As it stands, BRICS account for 40 percent of the
global population and 25 percent of GDP. BRICS+ would congregate 4.257 billion
people: over 50 percent of the total global population as it stands.
BRI embraces BRICS+
BRICS+ will be striving towards interconnection with a
maze of institutions: the most important is the Shanghai Cooperation
Organization (SCO), itself featuring a list of players itching to become full
members; strategic OPEC+, de facto led by Russia and Saudi Arabia; and the Belt
and Road Initiative (BRI), China’s overarching trade and foreign policy
framework for the 21st century. It is worth pointing out that
early all crucial Asian players joined the BRI.
Then there are the close links of BRICS with a
plethora of regional trade blocs: ASEAN, Mercosur, GCC (Gulf Cooperation
Council), Eurasia Economic Union (EAEU), Arab Trade Zone, African Continental
Free Trade Area, ALBA, SAARC, and last but not least the Regional Comprehensive
Economic Partnership (RCEP), the largest trade deal on the planet, which
includes a majority of BRI partners.
BRICS+ and BRI are a match everywhere you look at it –
from West Asia and Central Asia to Southeast Asians (especially Indonesia
and Thailand). The multiplier effect will be key – as BRI members will inevitably attract more candidates for BRICS+.
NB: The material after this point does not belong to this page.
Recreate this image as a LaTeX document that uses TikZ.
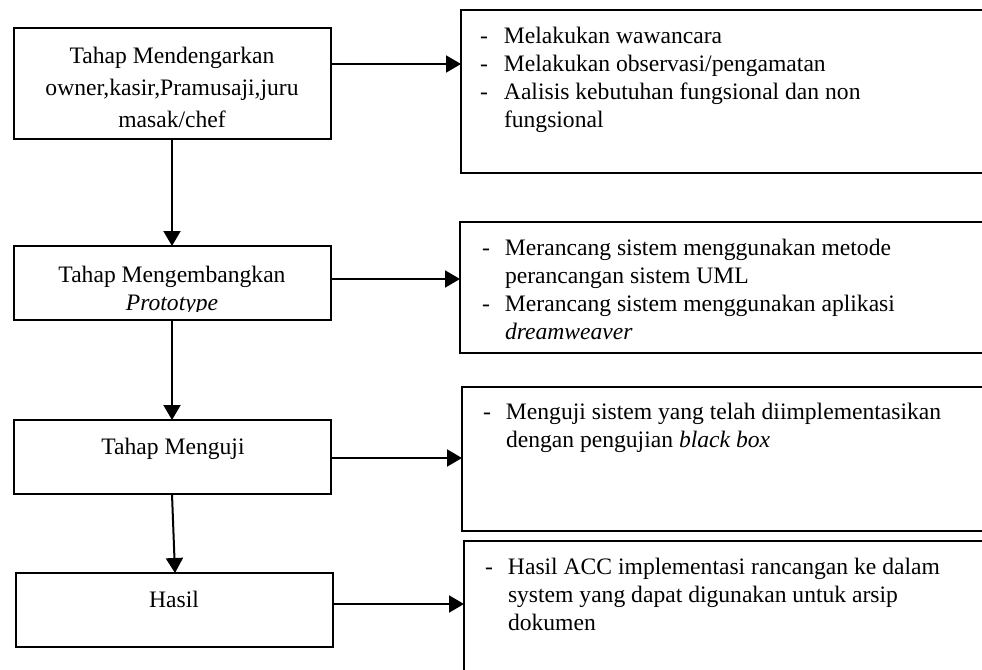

This will inevitably lead to a second wave of BRICS+
hopefuls including, most certainly, Azerbaijan, Mongolia, three more Central
Asians (Uzbekistan, Tajikistan, and gas republic Turkmenistan), Pakistan,
Vietnam, and Sri Lanka, and in Latin America, a hefty contingent featuring
Chile, Cuba, Ecuador, Peru, Uruguay, Bolivia, and Venezuela.
Meanwhile, the role of the BRICS’s New Development
Bank (NDB) as well as the China-led Asia Infrastructure Investment Bank (AIIB)
will be enhanced – coordinating infrastructure loans across the spectrum, as
BRICS+ will be increasingly shunning dictates imposed by the US-dominated IMF
and the World Bank.
All of the above barely sketches the width and depth
of the geopolitical and geoeconomic realignments further on down the road –
affecting every nook and cranny of global trade and supply chain networks. The
G7’s obsession with isolating and/or containing the top Eurasian players is turning
on itself in the framework of the G20. In the end, it’s the G7 that may be
isolated by the BRICS+ irresistible force.